Derived from a much larger bighorn sheep complex that historically lived in northwest Wyoming, numbering perhaps 100-125, Wyoming’s smallest and most isolated native herd of bighorn sheep, the Teton Range bighorn sheep resides year-round at high elevation in Grand Teton National Park and surrounding National Forests. This population’s hold on the future is tenuous owing to its small size, likely isolation and the combined effects of loss of historic winter ranges, habitat alteration due to fire suppression and threats posed by increasing recreation in and near important seasonal ranges. has been studied. A three-year collaborative study has just been completed to improve the understanding of how and why bighorn sheep use the Teton landscape through identifying locations, characteristics, and use patterns of seasonal habitats and movement corridors by collecting data from GPS radio-collared bighorn ewes. Furthermore, a better understanding of the relationship between human activities and sheep habitat use is needed to evaluate whether sheep avoid high human use areas and to devise appropriate management strategies. Additional information on the study project is available at
Wondering how this Elk Refuge population relates to the Teton Range bighorn sheep population, a phone call was made to the National Elk Refuge for information. According to Eric Cole, Refuge Biologist, with the development of the National Elk Refuge, a relatively new bighorn population now winters on the Refuge. This year saw a record population estimated to be around 75 animals. This herd’s Summer home is the Gros Ventre range rather than the Teton range and as the snow melts and suitable food sources become available, this herd will migrate to the summer range high in the Gros Ventre range. Cole indicated lambing generally occurs in early June which makes this is an outstanding time to visit the Elk Refuge to view these seldom seen animals.

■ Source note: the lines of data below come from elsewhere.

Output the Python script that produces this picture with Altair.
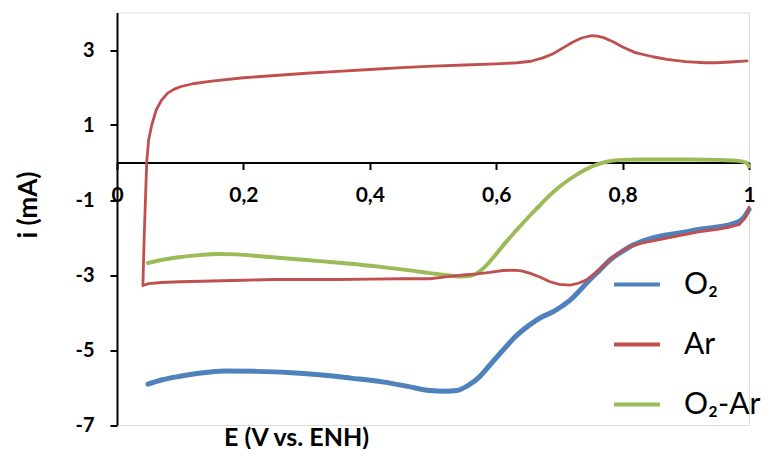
import altair as alt
import pandas as pd

# O2 (blue)
o2_E = [0.049, 0.07, 0.1, 0.13, 0.17, 0.22, 0.27, 0.32, 0.37, 0.42, 0.46, 0.495, 0.52, 0.538, 0.555,
        0.574, 0.59, 0.611, 0.63, 0.653, 0.672, 0.69, 0.705, 0.717, 0.733, 0.748, 0.765, 0.78, 0.795,
        0.812, 0.84, 0.87, 0.9, 0.922, 0.95, 0.975, 0.99, 1.0]
o2_I = [-5.91, -5.8, -5.7, -5.62, -5.56, -5.57, -5.6, -5.66, -5.75, -5.85, -5.97, -6.08, -6.1, -6.08, -5.95,
        -5.71, -5.4, -5.0, -4.65, -4.33, -4.12, -3.98, -3.82, -3.67, -3.4, -3.13, -2.85, -2.6, -2.42,
        -2.24, -2.05, -1.93, -1.85, -1.78, -1.72, -1.63, -1.5, -1.25]

# Ar (red) - path: cathodic sweep from E=1 down, then anodic sweep back up
ar_E = [1.000, 0.995, 0.985, 0.97, 0.95, 0.92, 0.89, 0.86, 0.83, 0.81, 0.79, 0.775, 0.76, 0.743, 0.73,
        0.717, 0.70, 0.685, 0.67, 0.653, 0.64, 0.627, 0.61, 0.59, 0.57, 0.548, 0.52, 0.495, 0.45, 0.40,
        0.35, 0.30, 0.25, 0.20, 0.15, 0.10, 0.07, 0.05, 0.041,
        0.043, 0.045, 0.047, 0.05, 0.055, 0.062, 0.07, 0.08, 0.09, 0.10, 0.12, 0.15, 0.2, 0.25, 0.3,
        0.35, 0.4, 0.45, 0.5, 0.55, 0.6, 0.633, 0.655, 0.674, 0.69, 0.705, 0.72, 0.735, 0.75, 0.76,
        0.77, 0.785, 0.80, 0.82, 0.848, 0.87, 0.90, 0.93, 0.949, 0.97, 0.997]
ar_I = [-1.2, -1.45, -1.65, -1.72, -1.78, -1.85, -1.95, -2.05, -2.15, -2.25, -2.45, -2.68, -2.9, -3.13, -3.22,
        -3.27, -3.25, -3.18, -3.06, -2.95, -2.89, -2.87, -2.88, -2.93, -2.97, -3.0, -3.05, -3.1, -3.1, -3.11,
        -3.12, -3.12, -3.12, -3.14, -3.16, -3.18, -3.2, -3.23, -3.28,
        -2.0, -1.0, 0.0, 0.6, 1.0, 1.4, 1.65, 1.85, 1.95, 2.02, 2.1, 2.17, 2.26, 2.32, 2.38,
        2.43, 2.48, 2.53, 2.57, 2.6, 2.63, 2.66, 2.7, 2.79, 2.9, 3.05, 3.2, 3.32, 3.38, 3.37,
        3.33, 3.22, 3.08, 2.93, 2.82, 2.75, 2.69, 2.66, 2.66, 2.68, 2.71]

# O2-Ar (green)
diff_E = [0.049, 0.07, 0.1, 0.13, 0.158, 0.19, 0.226, 0.27, 0.32, 0.37, 0.42, 0.46, 0.495, 0.52, 0.543,
          0.56, 0.574, 0.588, 0.601, 0.614, 0.627, 0.64, 0.653, 0.667, 0.68, 0.695, 0.71, 0.725, 0.74,
          0.755, 0.77, 0.785, 0.80, 0.83, 0.87, 0.91, 0.95, 0.98, 0.995, 1.0]
diff_I = [-2.68, -2.6, -2.52, -2.47, -2.44, -2.45, -2.5, -2.56, -2.63, -2.7, -2.79, -2.87, -2.95, -3.0, -3.04,
          -3.02, -2.9, -2.68, -2.42, -2.15, -1.9, -1.66, -1.42, -1.18, -0.95, -0.72, -0.52, -0.35, -0.2,
          -0.08, 0.0, 0.05, 0.07, 0.08, 0.08, 0.08, 0.07, 0.05, 0.0, -0.1]

series_names = ["O\u2082", "Ar", "O\u2082-Ar"]
series_colors = ["#4F81BD", "#C0504D", "#9BBB59"]
x_ticks = [0, 0.2, 0.4, 0.6, 0.8, 1]
y_ticks = [-7, -5, -3, -1, 1, 3]

rows = []
for name, E, I in zip(series_names, [o2_E, ar_E, diff_E], [o2_I, ar_I, diff_I]):
    for k, (e, i) in enumerate(zip(E, I)):
        rows.append({"E": e, "I": i, "series": name, "order": k})
df = pd.DataFrame(rows)

FONT = "Lato"

x_enc = alt.X("E:Q", scale=alt.Scale(domain=[0, 1], nice=False),
              axis=alt.Axis(values=x_ticks, offset=-262.5, grid=False,
                            labelExpr="replace(format(datum.value, '~g'), '.', ',')",
                            labelFont=FONT, labelFontSize=21, labelFontWeight="bold", labelColor="#000",
                            labelPadding=15, labelFlush=False, labelOverlap=False,
                            tickSize=7, tickWidth=2, tickColor="#000", domainColor="#000", domainWidth=2,
                            title="E (V vs. ENH)", titleFont=FONT, titleFontSize=25, titleFontWeight="bold",
                            titleColor="#000", titleX=179, titleY=282.5, titleAlign="center",
                            titleBaseline="alphabetic"))
y_enc = alt.Y("I:Q", scale=alt.Scale(domain=[-7, 4], nice=False, zero=False),
              axis=alt.Axis(values=y_ticks, grid=False,
                            labelExpr="replace(datum.label, '\u2212', '-')",
                            labelFont=FONT, labelFontSize=20, labelFontWeight="bold", labelColor="#000",
                            labelPadding=16, labelFlush=False, labelOverlap=False,
                            tickSize=7, tickWidth=2, tickColor="#000", domainColor="#000", domainWidth=2,
                            title="i (mA)", titleFont=FONT, titleFontSize=26, titleFontWeight="bold",
                            titleColor="#000", titleX=-89, titleY=192, titleAlign="center",
                            titleAngle=270, titleBaseline="middle"))
color_enc = alt.Color("series:N", scale=alt.Scale(domain=series_names, range=series_colors),
                      legend=alt.Legend(orient="none", legendX=495, legendY=247, title=None,
                                        symbolType="stroke", symbolSize=2116, symbolStrokeWidth=4,
                                        labelFont=FONT, labelFontSize=30, labelColor="#000",
                                        labelOffset=22, rowPadding=20, padding=0))

base = alt.Chart(df).encode(x=x_enc, y=y_enc, color=color_enc, order="order:Q")
widths = {"O\u2082": 5, "Ar": 2.8, "O\u2082-Ar": 4}
interp = {"O\u2082": "monotone", "Ar": "linear", "O\u2082-Ar": "monotone"}
layers = []
for name in ["O\u2082", "O\u2082-Ar", "Ar"]:
    layers.append(base.transform_filter(alt.datum.series == name)
                  .mark_line(strokeWidth=widths[name], strokeCap="round", strokeJoin="round",
                             interpolate=interp[name]))

chart = alt.layer(*layers).properties(
    width=632, height=412.5,
    padding={"left": 109, "top": 4.5, "right": 14, "bottom": 24},
    autosize=alt.AutoSizeParams(type="none"),
).configure_view(stroke=None).configure(background="white")

chart.save("out.html", embed_options={"renderer": "svg", "actions": False})
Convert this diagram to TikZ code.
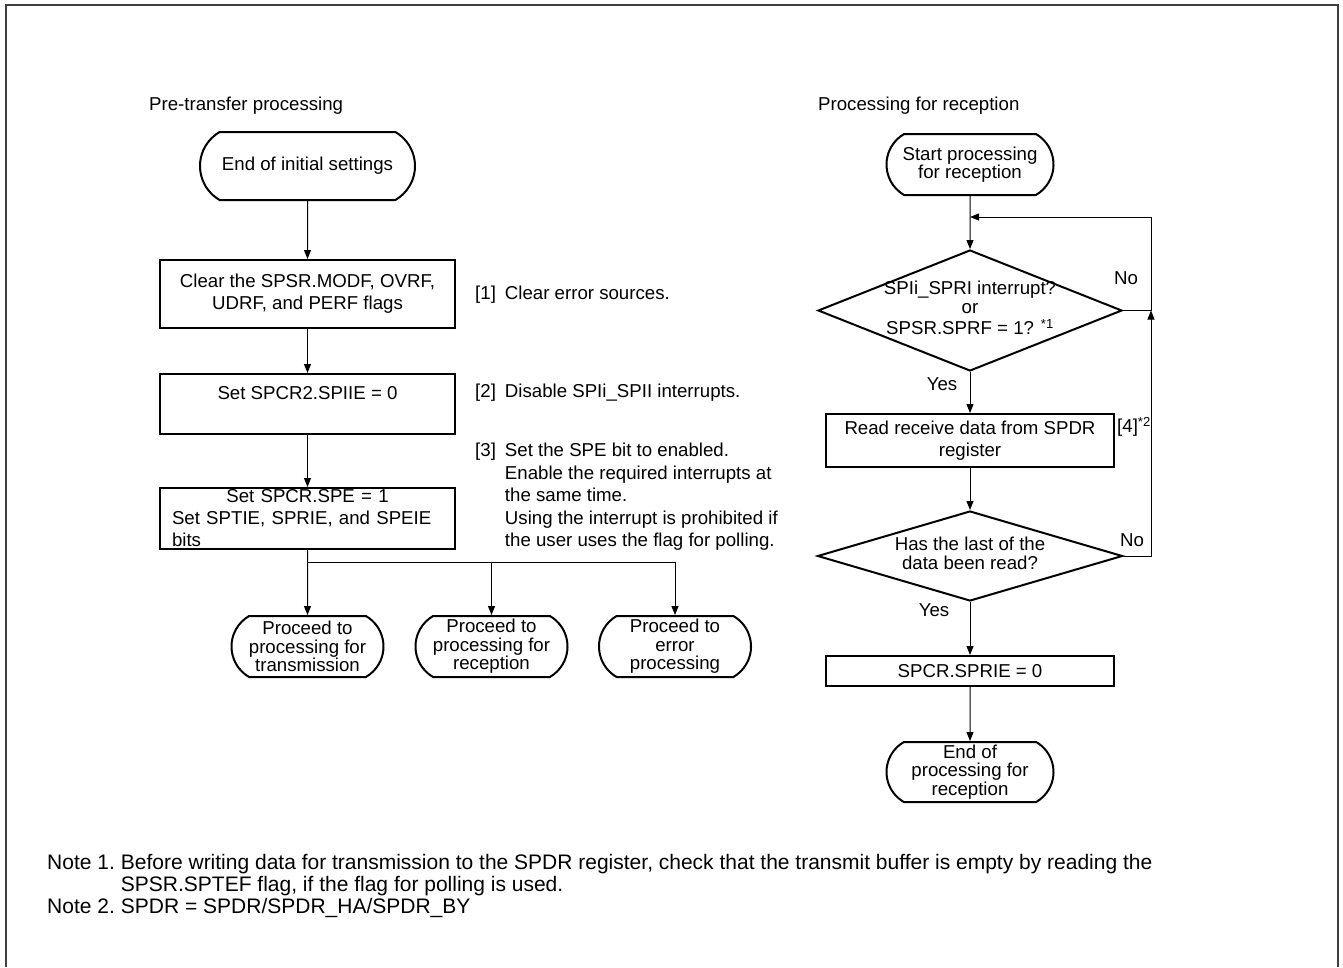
\documentclass[tikz,border=0pt]{standalone}
\usepackage{fontspec}
\setmainfont{Liberation Sans}
\usetikzlibrary{positioning, arrows.meta, shapes.geometric, shapes.misc}

\newcommand{\dtext}[1]{\makebox[0pt]{\begin{tabular}{@{}c@{}}#1\end{tabular}}}

\begin{document}
\begin{tikzpicture}[x=1pt, y=-1pt]
        \tikzstyle{terminal} = [rounded rectangle, rounded rectangle arc length=120, draw, line width=2pt, minimum width=152pt, minimum height=61pt, inner sep=0pt, align=center, font=\fontsize{18.66}{18.5}\selectfont]
        \tikzstyle{process} = [rectangle, draw, line width=2pt, minimum width=295pt, inner sep=0pt, align=center, font=\fontsize{18.66}{22}\selectfont]
        \tikzstyle{decision} = [diamond, draw, line width=2pt, inner sep=0pt, font=\fontsize{18.66}{19}\selectfont]
        \tikzstyle{annot} = [inner sep=0pt, font=\fontsize{18.66}{22.5}\selectfont]
        \tikzstyle{arrow} = [line width=1pt, -{Triangle[length=9pt, width=7pt]}]

        \useasboundingbox (0,0) rectangle (1343,967);
        \draw [line width=2pt, black!75] (6,967) -- (6,5) -- (1338,5) -- (1338,967);

        % pre-transfer processing
        \node [annot, anchor=west] (pretitle) at (149,105.5) {Pre-transfer processing};
        \node [terminal, minimum width=215pt, minimum height=68pt] (endinit) at (307.5,166) {End of initial settings};
        \node [process, minimum height=68pt, below=58pt of endinit] (clrflags) {Clear the SPSR.MODF, OVRF,\\UDRF, and PERF flags};
        \node [process, minimum height=60pt, below=44pt of clrflags] (spiie) {Set SPCR2.SPIIE = 0\\\mbox{}};
        \node [process, minimum height=61pt, below=52pt of spiie, text width=271pt, align=left] (spe) {{\centering Set SPCR.SPE = 1\par}Set SPTIE, SPRIE, and SPEIE\\bits};
        \coordinate [below=12pt of spe] (fork);
        \node [terminal, below=65pt of spe] (totx) {Proceed to\\processing for\\transmission};
        \node [terminal, right=30pt of totx] (torx) {Proceed to\\processing for\\reception};
        \node [terminal, right=29.5pt of torx] (toerr) {Proceed to\\error\\processing};

        \node [annot, anchor=west] (note1) at (475,295) {[1]\hspace{9pt}Clear error sources.};
        \node [annot, anchor=west] (note2) at (475,393) {[2]\hspace{9pt}Disable SPIi\_SPII interrupts.};
        \node [annot, anchor=west] (note3) at (475,497) {\begin{tabular}{@{}l@{\hspace{9pt}}l@{}}[3] & Set the SPE bit to enabled.\\ & Enable the required interrupts at\\ & the same time.\\ & Using the interrupt is prohibited if\\ & the user uses the flag for polling.\end{tabular}};

        \draw [arrow] (endinit) -- (clrflags);
        \draw [arrow] (clrflags) -- (spiie);
        \draw [arrow] (spiie) -- (spe);
        \draw [arrow] (spe) -- (totx);
        \draw [arrow] (fork) -| (torx);
        \draw [arrow] (fork) -| (toerr);

        % processing for reception
        \node [annot, anchor=west] (rxtitle) at (818,106) {Processing for reception};
        \node [terminal, minimum width=167pt] (startrx) at (970,164.5) {Start processing\\for reception};
        \node [decision, minimum width=304pt, minimum height=121pt, below=53pt of startrx] (gotdata) {\dtext{SPIi\_SPRI interrupt?\\or\\SPSR.SPRF = 1? \textsuperscript{*1}}};
        \node [process, minimum width=288pt, minimum height=53pt, below=41pt of gotdata] (readdr) {Read receive data from SPDR\\register};
        \node [annot, anchor=west] (tag4) at (1117,427) {[4]\textsuperscript{*2}};
        \node [decision, minimum width=305pt, minimum height=90pt, below=42pt of readdr] (lastdata) {\dtext{Has the last of the\\data been read?}};
        \node [process, minimum width=288pt, minimum height=30pt, below=53pt of lastdata] (clrie) {SPCR.SPRIE = 0};
        \node [terminal, minimum width=167pt, minimum height=60pt, below=54pt of clrie] (endrx) {End of\\processing for\\reception};
        \coordinate (join) at (970,217);
        \coordinate (rail) at (1151,217);
        \node [annot] (no1) at (1126,278) {No};
        \node [annot] (yes1) at (942,384) {Yes};
        \node [annot] (no2) at (1132,540) {No};
        \node [annot] (yes2) at (934,610) {Yes};

        \draw [arrow] (startrx) -- (gotdata);
        \draw [arrow] (gotdata) -- (readdr);
        \draw [arrow] (readdr) -- (lastdata);
        \draw [arrow] (lastdata) -- (clrie);
        \draw [arrow] (clrie) -- (endrx);
        \draw [arrow] (gotdata.east) -| (rail) -- (join);
        \draw [arrow] (lastdata.east) -| (gotdata.east -| rail);

        % notes
        \node [annot, anchor=west, font=\fontsize{21}{21.5}\selectfont] (notes) at (47,887) {\begin{tabular}{@{}l@{\hspace{6pt}}l@{}}Note 1. & Before writing data for transmission to the SPDR register, check that the transmit buffer is empty by reading the\\ & SPSR.SPTEF flag, if the flag for polling is used.\\Note 2. & SPDR = SPDR/SPDR\_HA/SPDR\_BY\end{tabular}};
\end{tikzpicture}
\end{document}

Grand Teton National Park is just 310,000 acres of the Greater Yellowstone Ecosystem that is estimated to be between 12—18 million acres. This is one of the largest intact temperate-zone ecosystems on Earth today. Only in this Ecosystem exists the largest free-roaming, wild herd of Bison in the world, one of the largest Elk herds in North America, one of two Grizzly populations in the contiguous US, the longest migration of native Pronghorns of any North American mammal, and home to the Teton Range bighorn sheep. Visit often and stay a while, youlee be amazed at what you can see.